Austin, TX's Airport Bond Outlook Revised To Positive From Stable; 2019A Airport Revenue Bonds Rated 'A'

CENTENNIAL (S&P Global Ratings) July 11, 2019--S&P Global Ratings revised its outlook on City of Austin, Texas' airport bonds outstanding to positive from stable. At the same time, S&P Global Ratings affirmed its 'A' rating on parity airport revenue bonds outstanding and 'A-' rating on the city's hotel revenue bonds issued for the Austin-Bergstrom Landhost Enterprises Inc. (ABLE). S&P Global Ratings also assigned its 'A' long-term rating to the $22.2 million airport system revenue bonds series 2019A and $330.3 million airport system revenue bonds series 2019B.
We analyze the bonds using our "U.S. And Canadian Not-For-Profit Transportation Infrastructure Enterprises" (TIE) criteria.
"The outlook revision indicates that we could raise the rating in the next two years if we believe Austin Bergstrom International Airport maintains a strong financial risk profile as it issues additional debt to fund capacity enhancement projects that address rising enplanement levels," said S&P Global Ratings credit analyst Ken Biddison. We expect clarification regarding the additional debt needs and related impacts following the city's completion of the airport's (AUS) master plan update over the next two years.

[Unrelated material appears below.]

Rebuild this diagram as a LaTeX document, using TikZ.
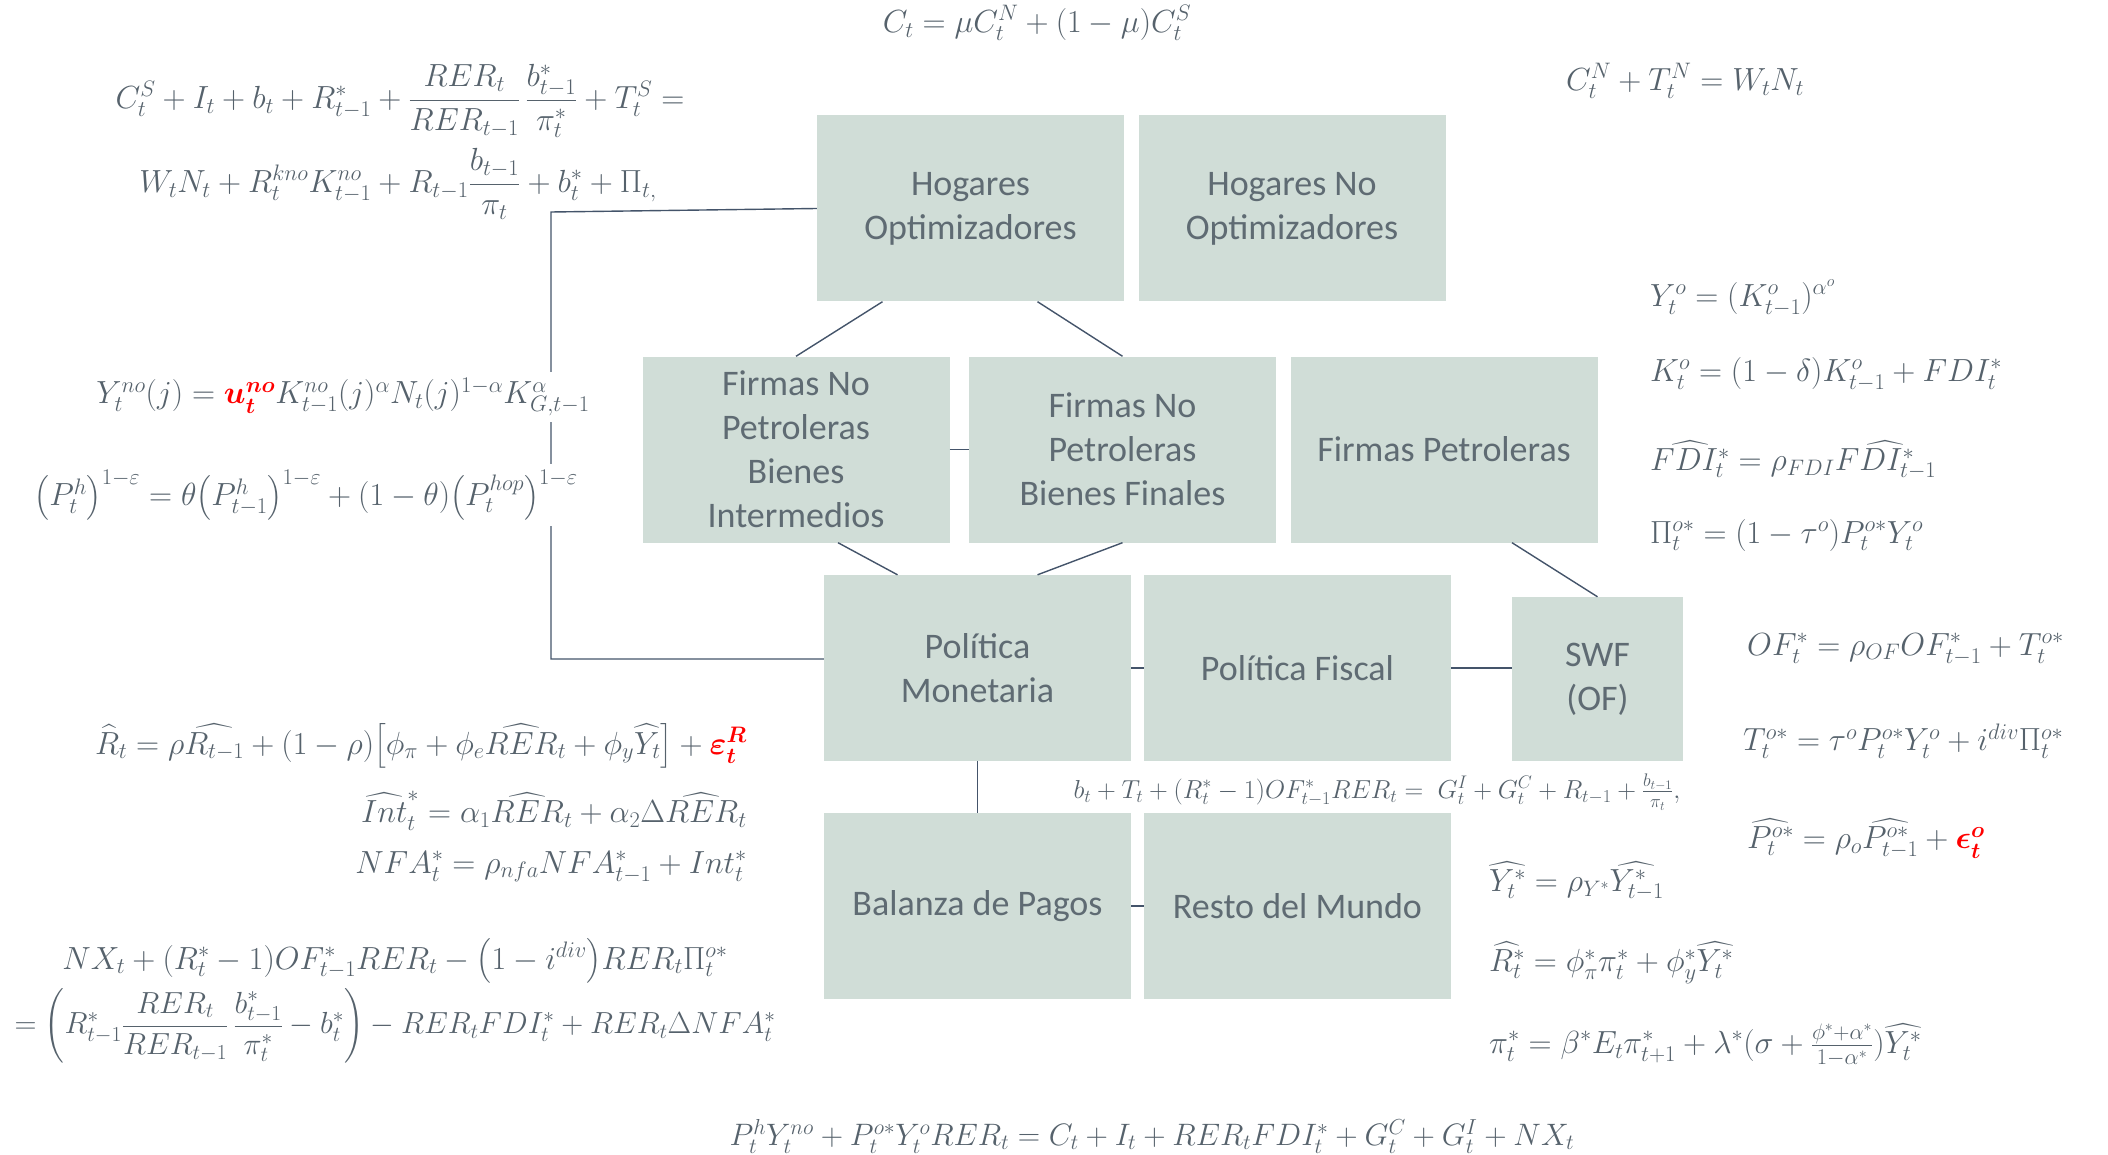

The ratings reflects our opinion of AUS' very strong enterprise risk profile, strong financial risk profile, and an approximate estimate of $4.3 billion, 10-year, demand-driven capital improvement plan (CIP), for which the financial effects of potential additional debt issuances are unknown. The enterprise risk profile reflects an airport that has experienced robust enplanement growth (increasing 68% from fiscal years 2008-2018) from serving a large and economically vibrant service area tempered by modest competition of other airports. The financial risk profile reflects our opinion that the airport's debt service coverage (DSC; S&P Global Ratings calculated) metrics will face stress but remain strong while the debt burden increases to fund a portion of the sizable CIP.
AUS is approximately eight miles southeast of downtown Austin. It opened in 1999 and consists of a passenger terminal with 34 gates, approximately 14,300 public parking spaces, a consolidated rental car facility, and air cargo and general aviation facilities.
The positive outlook reflects the possibility that we could raise the rating in the next two years, depending on our evaluation of the completion of Austin's master plan for AUS, the additional debt needed to finance it, and the related impacts on the airport's financial metrics.
We could raise the rating in the two-year outlook period if we believe AUS' overall creditworthiness is commensurate with that of a higher rating.
We could revise the outlook to stable if additional debt needs exceed our expectations significantly, or the master plan update does not provide enough clarity regarding the airport's resultant financial metrics.